Pour répondre aux fragilités spécifiques de la région, il y a cette annonce pour le Sahel que j'évoquais, avec nos partenaires, avec le PNUD, avec la Banque mondiale, avec nos amis allemands notamment, qui est de faire mieux plutôt que d'être dans une course " faire plus " mais après avec parfois hélas un engorgement et des projets qui ne sortent pas. Donc, faire mieux, aller plus vite, délivrer sur le terrain pour apporter des réponses concrètes, je crois que c'est le pragmatisme qui nous guide.
Cette approche transversale a aussi d'autres vertus ! Elle bouscule les mauvaises habitudes de l'administration et nous oblige à faire tomber les cloisons.

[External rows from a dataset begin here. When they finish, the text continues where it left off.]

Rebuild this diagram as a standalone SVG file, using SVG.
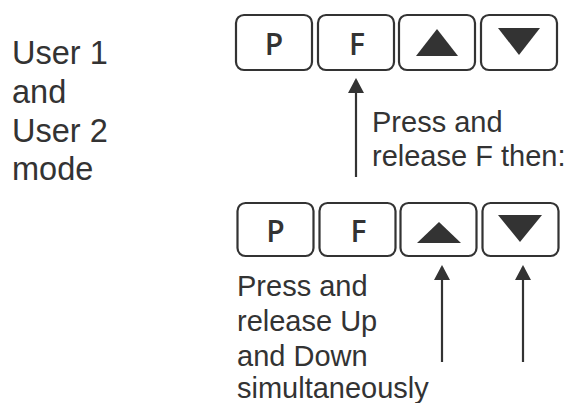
<svg xmlns="http://www.w3.org/2000/svg" width="570" height="403" viewBox="0 0 570 403">
<style>
.key{fill:#fff;stroke:#333;stroke-width:2.2}
.glyph{fill:#333}
.klabel{font-family:"Open Sans",sans-serif;font-weight:600;font-size:30px;fill:#333;text-anchor:middle}
.txt{font-family:"Liberation Sans",Arial,sans-serif;font-size:29px;fill:#333}
.big{font-family:"Liberation Sans",Arial,sans-serif;font-size:32.5px;fill:#333}
.conn{stroke:#333;stroke-width:2.2;fill:none}
</style>
<defs>
<marker id="ah" viewBox="0 0 15 16" refX="13" refY="8" markerWidth="15" markerHeight="16" markerUnits="userSpaceOnUse" orient="auto">
<path d="M0,0 L15,8 L0,16 Z" fill="#333"/>
</marker>
</defs>
<rect width="570" height="403" fill="#fff"/>
<g id="mode-label">
<text class="big" x="12" y="64">User 1</text>
<text class="big" x="12" y="103">and</text>
<text class="big" x="12" y="142">User 2</text>
<text class="big" x="12" y="180">mode</text>
</g>
<g id="top-P"><rect class="key" x="236" y="15" width="76" height="55" rx="8"/><text class="klabel" x="274" y="55">P</text></g>
<g id="top-F"><rect class="key" x="318" y="15" width="76" height="55" rx="8"/><text class="klabel" x="357" y="55">F</text></g>
<g id="top-up"><rect class="key" x="399" y="15" width="76" height="55" rx="8"/><path class="glyph" d="M416,56 L437,29 L458,56 Z"/></g>
<g id="top-down"><rect class="key" x="481" y="15" width="76" height="55" rx="8"/><path class="glyph" d="M498,28 L540,28 L519,55 Z"/></g>
<g id="bot-P"><rect class="key" x="237.5" y="203" width="76" height="53" rx="8"/><text class="klabel" x="275.5" y="242">P</text></g>
<g id="bot-F"><rect class="key" x="319.5" y="203" width="76" height="53" rx="8"/><text class="klabel" x="358.5" y="242">F</text></g>
<g id="bot-up"><rect class="key" x="400.5" y="203" width="76" height="53" rx="8"/><path class="glyph" d="M417,243 L439,222 L461,243 Z"/></g>
<g id="bot-down"><rect class="key" x="482.5" y="203" width="76" height="53" rx="8"/><path class="glyph" d="M498,215 L542,215 L520,242 Z"/></g>
<g id="label-F">
<text class="txt" x="372" y="132">Press and</text>
<text class="txt" x="372" y="166">release F then:</text>
</g>
<g id="label-updown">
<text class="txt" x="237" y="296">Press and</text>
<text class="txt" x="237" y="331">release Up</text>
<text class="txt" x="237" y="366">and Down</text>
<text class="txt" x="237" y="398">simultaneously</text>
</g>
<g id="connectors">
<path class="conn" d="M356,177 L356,80" marker-end="url(#ah)"/>
<path class="conn" d="M442,362 L442,267" marker-end="url(#ah)"/>
<path class="conn" d="M523,362 L523,267" marker-end="url(#ah)"/>
</g>
</svg>
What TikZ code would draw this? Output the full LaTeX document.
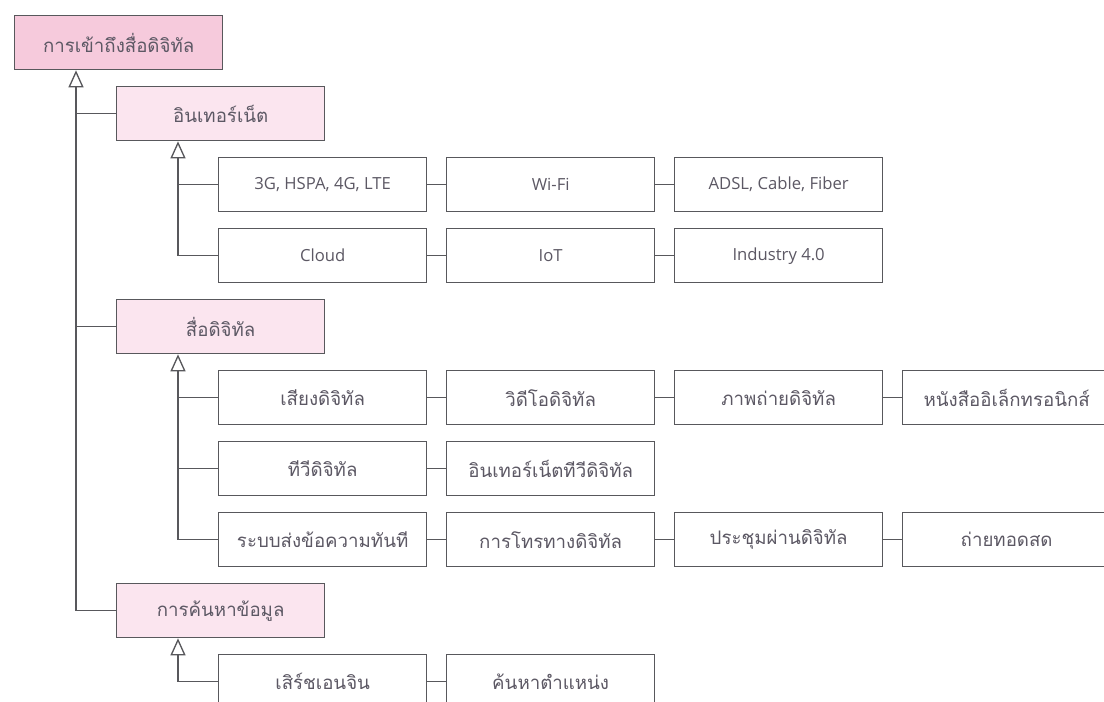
\documentclass[tikz,border=0pt]{standalone}
\usepackage{fontspec}
\setmainfont[Script=Thai]{Loma}
\newfontfamily\latinfont{Open Sans}
\usetikzlibrary{arrows.meta,calc}

\definecolor{edgegray}{RGB}{88,88,92}
\definecolor{txtgray}{RGB}{92,88,100}
\definecolor{rootpink}{RGB}{246,202,220}
\definecolor{lvlpink}{RGB}{251,229,239}

\tikzset{every picture/.style={line width=0.75pt}}
\tikzset{
  box/.style={draw=edgegray, fill=white, line width=1pt, minimum width=156pt, minimum height=40.5pt,
    inner sep=0pt, anchor=north west, text=txtgray, font=\fontsize{14}{16}\selectfont},
  topbox/.style={box, fill=rootpink},
  subbox/.style={box, fill=lvlpink},
  lat/.style={font=\fontsize{12.5}{15}\selectfont\latinfont},
  link/.style={draw=edgegray, line width=1pt},
  isa/.style={link, -{Triangle[open, length=12.75pt, width=11.25pt]}},
}

\begin{document}
\begin{tikzpicture}[x=0.75pt,y=0.75pt,yscale=-1,xscale=1]
\useasboundingbox (0,0) rectangle (1104,701);
\clip (0,0) rectangle (1104,701);
\fill[white] (0,0) rectangle (1104,701);

%Shape: Rectangle [root]
\node[topbox] (root) at (14,15) {การเข้าถึงสื่อดิจิทัล};
%Shape: Rectangle [level 1]
\node[subbox] (net) at (116,86) {อินเทอร์เน็ต};
\node[subbox] (media) at (116,299) {สื่อดิจิทัล};
\node[subbox] (search) at (116,583) {การค้นหาข้อมูล};

%Shape: Rectangle [internet]
\node[box, lat] (mobile) at (218,157) {3G, HSPA, 4G, LTE};
\node[box, lat] (wifi) at (446,157) {Wi-Fi};
\node[box, lat] (adsl) at (674,157) {ADSL, Cable, Fiber};
\node[box, lat] (cloud) at (218,228) {Cloud};
\node[box, lat] (iot) at (446,228) {IoT};
\node[box, lat] (ind) at (674,228) {Industry 4.0};

%Shape: Rectangle [digital media]
\node[box] (audio) at (218,370) {เสียงดิจิทัล};
\node[box] (video) at (446,370) {วิดีโอดิจิทัล};
\node[box] (photo) at (674,370) {ภาพถ่ายดิจิทัล};
\node[box] (ebook) at (902,370) {หนังสืออิเล็กทรอนิกส์};
\node[box] (dtv) at (218,441) {ทีวีดิจิทัล};
\node[box] (iptv) at (446,441) {อินเทอร์เน็ตทีวีดิจิทัล};
\node[box] (chat) at (218,512) {ระบบส่งข้อความทันที};
\node[box] (call) at (446,512) {การโทรทางดิจิทัล};
\node[box] (meet) at (674,512) {ประชุมผ่านดิจิทัล};
\node[box] (live) at (902,512) {ถ่ายทอดสด};

%Shape: Rectangle [search]
\node[box] (engine) at (218,654) {เสิร์ชเอนจิน};
\node[box] (locate) at (446,654) {ค้นหาตำแหน่ง};

%Straight Lines [trunk]
\coordinate (r0) at ($(root.south west)+(62,0)$);
\draw[isa] (search.west) -| (r0);
\draw[link] (net.west) -- (net.west -| r0);
\draw[link] (media.west) -- (media.west -| r0);

%Straight Lines [internet]
\coordinate (n0) at ($(net.south west)+(62,0)$);
\draw[isa] (cloud.west) -| (n0);
\draw[link] (mobile.west) -- (mobile.west -| n0);
\draw[link] (mobile.east) -- (wifi.west);
\draw[link] (wifi.east) -- (adsl.west);
\draw[link] (cloud.east) -- (iot.west);
\draw[link] (iot.east) -- (ind.west);

%Straight Lines [digital media]
\coordinate (m0) at ($(media.south west)+(62,0)$);
\draw[isa] (chat.west) -| (m0);
\draw[link] (audio.west) -- (audio.west -| m0);
\draw[link] (dtv.west) -- (dtv.west -| m0);
\draw[link] (audio.east) -- (video.west);
\draw[link] (video.east) -- (photo.west);
\draw[link] (photo.east) -- (ebook.west);
\draw[link] (dtv.east) -- (iptv.west);
\draw[link] (chat.east) -- (call.west);
\draw[link] (call.east) -- (meet.west);
\draw[link] (meet.east) -- (live.west);

%Straight Lines [search]
\coordinate (s0) at ($(search.south west)+(62,0)$);
\draw[isa] (engine.west) -| (s0);
\draw[link] (engine.east) -- (locate.west);

\end{tikzpicture}
\end{document}
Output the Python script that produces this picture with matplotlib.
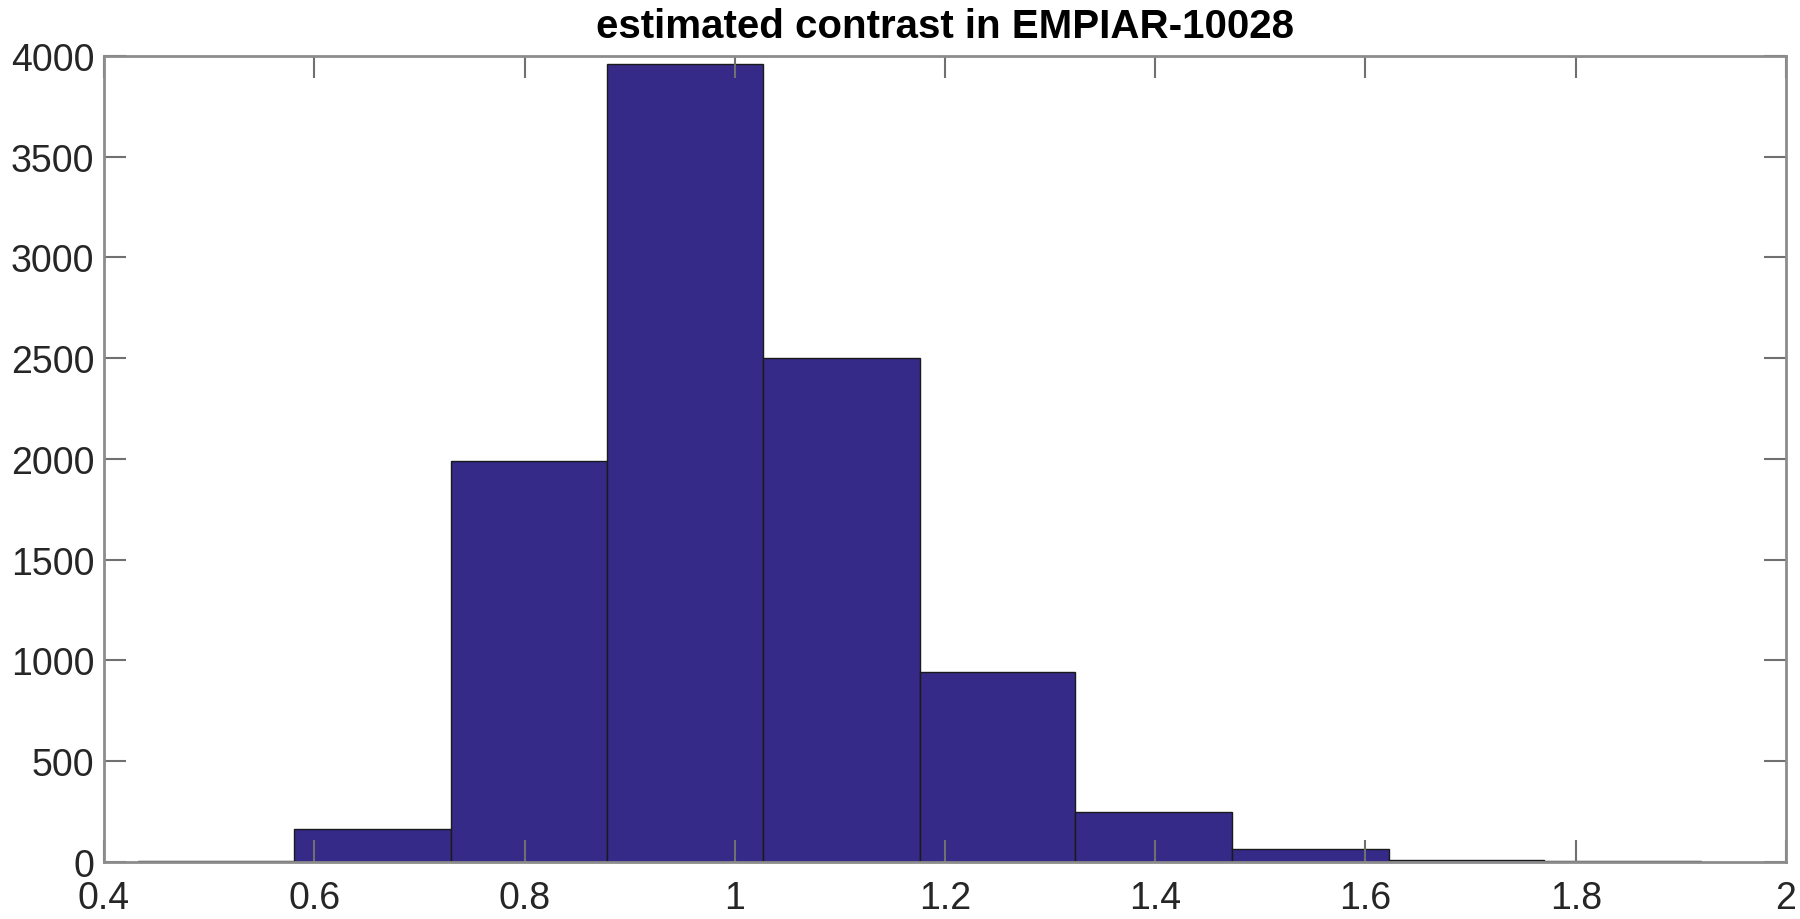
import matplotlib
matplotlib.use("Agg")
import matplotlib.pyplot as plt
import numpy as np

# histogram of estimated contrast (bin edges and counts)
bin_edges = [0.432, 0.581, 0.730, 0.878, 1.027, 1.176, 1.324, 1.473, 1.622, 1.770, 1.919]
counts = [1, 163, 1990, 3960, 2500, 940, 246, 63, 6, 1]
x_ticks = [0.4, 0.6, 0.8, 1.0, 1.2, 1.4, 1.6, 1.8, 2.0]
x_labels = ["0.4", "0.6", "0.8", "1", "1.2", "1.4", "1.6", "1.8", "2"]
y_ticks = [0, 500, 1000, 1500, 2000, 2500, 3000, 3500, 4000]

plt.rcParams['font.family'] = ['Liberation Sans', 'DejaVu Sans']

fig = plt.figure(figsize=(18, 9.2), dpi=100)
ax = fig.add_axes([0.0578, 0.0623, 0.9344, 0.8757])

edges = np.array(bin_edges)
ax.bar(edges[:-1], counts, width=np.diff(edges), align='edge',
       color='#352a87', edgecolor='#1a1a1a', linewidth=1.0)

ax.set_xlim(0.4, 2.0)
ax.set_ylim(0, 4000)
ax.set_xticks(x_ticks)
ax.set_xticklabels(x_labels)
ax.set_yticks(y_ticks)
ax.tick_params(direction='in', length=16, width=1.5, color='#707070',
               labelcolor='#262626', labelsize=27, top=True, right=True)
ax.tick_params(axis='x', pad=13)
ax.tick_params(axis='y', pad=7)
for s in ax.spines.values():
    s.set_color('#8c8c8c')
    s.set_linewidth(2)

ax.set_title('estimated contrast in EMPIAR-10028', fontsize=29, fontweight='bold', pad=14)

fig.savefig('out.png', dpi=100)
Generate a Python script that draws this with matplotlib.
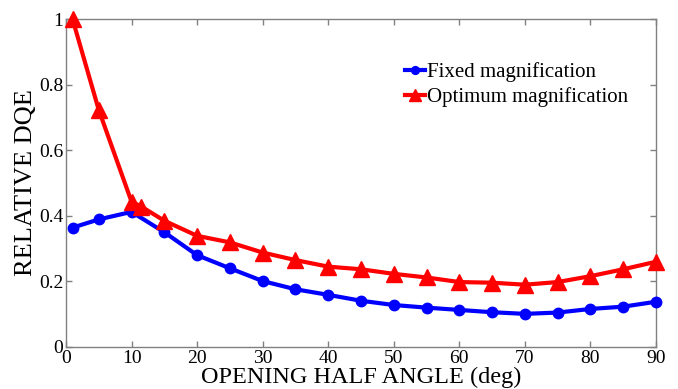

Et, donc, il y a une véritable équipe de France qui se mobiliser auprès d'une équipe monde aussi. Je voudrais en profiter pour saluer les différents services du ministère qui y ont contribué ; je pense aux différentes unités de la DGM, DDD/GOUV, CDCS, DCSD, mais également les opérateurs : l'AFD, Expertise France, CIVIPOL, JCI, mais aussi les partenaires qui nous ont accompagnés comme le Groupe Urgence reconstruction développement, l'OCDE et la Banque mondiale.
Nous avons peut-être à repenser une maxime qui disait que si vis pacem, para bellum, pour proposer : si vis pacem, para pacem. Il ne s'agit pas d'être dans un angélisme béat, il ne s'agit pas d'être dans un pacifisme aveugle, mais d'être dans la construction d'un multilatéralisme qui soit efficace, qui apporterait des réponses concrètes et qui montre que personne ici n'est abandonné.
Merci à tous pour votre engagement, parce que ce qui est proposé ici, c'est un cap, c'est une boussole, c'est une stratégie mais c'est aussi le fruit d'un travail partenarial très large. Aujourd'hui, je crois que l'on est très fier de ce premier accomplissement, qu'il nous reste à faire grandir pour que nous mettions en place de véritables actions sur le terrain et que nous ayons la satisfaction de voir des hommes et des femmes qui sont toujours plus aidés et qui sont en autonomie et sont capables de pouvoir dessiner le destin qu'ils se souhaitent. Merci beaucoup et bon courage pour la suite des débats que je souhaite fructueux et intenses.